Physical Vapor Deposition
Introduction
Physical Vapor Deposition (PVD) is a family of surface finishing techniques used to deposit thin films of material onto various surfaces. These processes operate under vacuum conditions and involve the conversion of a solid material into a vapor, which is then deposited onto a substrate. PVD processes are commonly used in a wide range of industries, including electronics, automotive, and aerospace, due to their ability to produce high-quality, durable coatings.
History
The concept of PVD has been around since the 19th century, when scientists first began experimenting with vacuum technology and the deposition of thin films. The first practical applications of PVD techniques, however, did not emerge until the mid-20th century, with the development of semiconductor technology and the need for thin, uniform coatings in various industrial applications.
Principles of Operation
PVD processes operate on the basic principle of converting a solid material into a vapor, which is then deposited onto a substrate. This is achieved through a variety of methods, including thermal evaporation, sputtering, and pulsed laser deposition.
Thermal Evaporation
In thermal evaporation, the material to be deposited is heated to a high temperature, causing it to vaporize. The vapor then travels across the vacuum chamber and condenses on the substrate, forming a thin film.
Sputtering
Sputtering involves the use of a plasma to eject atoms from a target material. These atoms then travel across the vacuum chamber and deposit onto the substrate.
Pulsed Laser Deposition
In pulsed laser deposition, a high-power laser is used to vaporize a small portion of the target material. The resulting vapor then deposits onto the substrate.
Applications
PVD processes are used in a wide range of industries due to their ability to produce high-quality, durable coatings. Some of the most common applications include:
Electronics
In the electronics industry, PVD is used to deposit thin films of metals and insulators for various components, including integrated circuits and sensors.
Automotive
In the automotive industry, PVD is used to apply decorative and protective coatings to various parts, such as wheels, trim, and emblems.
Aerospace
In the aerospace industry, PVD is used to apply thin films of materials with specific properties, such as high temperature resistance or low friction, to various components.

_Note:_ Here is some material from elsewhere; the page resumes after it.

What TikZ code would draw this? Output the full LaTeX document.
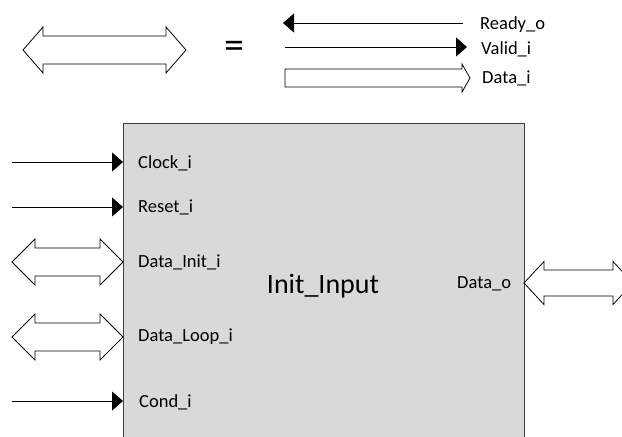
\documentclass[tikz,border=0pt]{standalone}
\usepackage{fontspec}
\setmainfont{Carlito}
\usetikzlibrary{arrows.meta}
\definecolor{blockgray}{HTML}{D9D9D9}
\definecolor{edgegray}{HTML}{404040}
\tikzset{
  sig/.style={line width=0.8pt, -{Triangle[length=11pt,width=19pt]}},
  bus/.style={draw, line width=0.8pt, fill=white},
  lbl/.style={anchor=base west, inner sep=0pt, font=\fontsize{18.5}{20}\selectfont},
  pics/dblarr/.style args={#1/#2/#3/#4}{code={
    \path[bus] (0,0) -- (#4,#2) -- (#4,#3) -- ({#1-#4},#3) -- ({#1-#4},#2) -- (#1,0)
      -- ({#1-#4},-#2) -- ({#1-#4},-#3) -- (#4,-#3) -- (#4,-#2) -- cycle;}}
}
\begin{document}
\begin{tikzpicture}[x=1pt,y=1pt]
\useasboundingbox (0,0) rectangle (622,-437);
\clip (0,0) rectangle (622,-437);

% legend: a bus stands for ready, valid and data
\pic at (23,-50) {dblarr=163/23/14/20};
\node[inner sep=0pt, font=\fontsize{40}{40}\selectfont] (eq) at (234,-50) {=};

\coordinate (rdyfrom) at (463,-23);
\coordinate (rdyto) at (283,-23);
\draw[sig] (rdyfrom) -- (rdyto);
\node[lbl] (rdy) at (480,-29) {Ready\_o};

\coordinate (valfrom) at (285,-47);
\coordinate (valto) at (467,-47);
\draw[sig] (valfrom) -- (valto);
\node[lbl] (val) at (481,-54) {Valid\_i};

\path[bus] (285,-69) -- (462,-69) -- (462,-64) -- (470,-78) -- (462,-92) -- (462,-87) -- (285,-87) -- cycle;
\node[lbl] (dat) at (482,-83) {Data\_i};

% the block
\node (blk) [draw=edgegray, fill=blockgray, line width=0.8pt, anchor=north west,
  minimum width=401pt, minimum height=340pt, inner sep=0pt] at (123,-123) {};
\node[anchor=base, inner sep=0pt, font=\fontsize{28}{30}\selectfont] (title) at (323,-293) {Init\_Input};

% inputs
\coordinate (clk) at (12,-162);
\draw[sig] (clk) -- (clk -| blk.west);
\node[lbl] (clklbl) at (138,-168) {Clock\_i};

\coordinate (rst) at (12,-207);
\draw[sig] (rst) -- (rst -| blk.west);
\node[lbl] (rstlbl) at (138,-212) {Reset\_i};

\pic at (12,-262) {dblarr=111/23/14/23};
\node[lbl] (initlbl) at (138,-267) {Data\_Init\_i};

\pic at (12,-337) {dblarr=111/23/14/23};
\node[lbl] (looplbl) at (138,-341) {Data\_Loop\_i};

\coordinate (cnd) at (12,-401);
\draw[sig] (cnd) -- (cnd -| blk.west);
\node[lbl] (cndlbl) at (139,-407) {Cond\_i};

% output
\pic at (524,-283) {dblarr=109/21.5/13/20};
\node[lbl] (outlbl) at (457,-288) {Data\_o};
\end{tikzpicture}
\end{document}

Advantages and Disadvantages
Like any technology, PVD has its advantages and disadvantages.
Advantages
One of the main advantages of PVD is its ability to produce high-quality, durable coatings. PVD processes operate under vacuum conditions, which eliminates the possibility of contamination and ensures a high degree of purity in the deposited films. Additionally, PVD processes can be precisely controlled, allowing for the deposition of films with specific thicknesses and compositions.
Disadvantages
On the other hand, PVD processes can be relatively expensive, due to the cost of the vacuum equipment and the high energy consumption. Additionally, PVD processes can be somewhat slow, particularly for large-scale industrial applications.
Future Trends
As technology continues to advance, so too does the field of PVD. One of the main trends in the field is the development of new materials and processes, aimed at improving the quality and performance of PVD coatings. Additionally, there is a growing interest in the use of PVD for the deposition of nanostructured materials, which have unique properties and potential applications in various fields.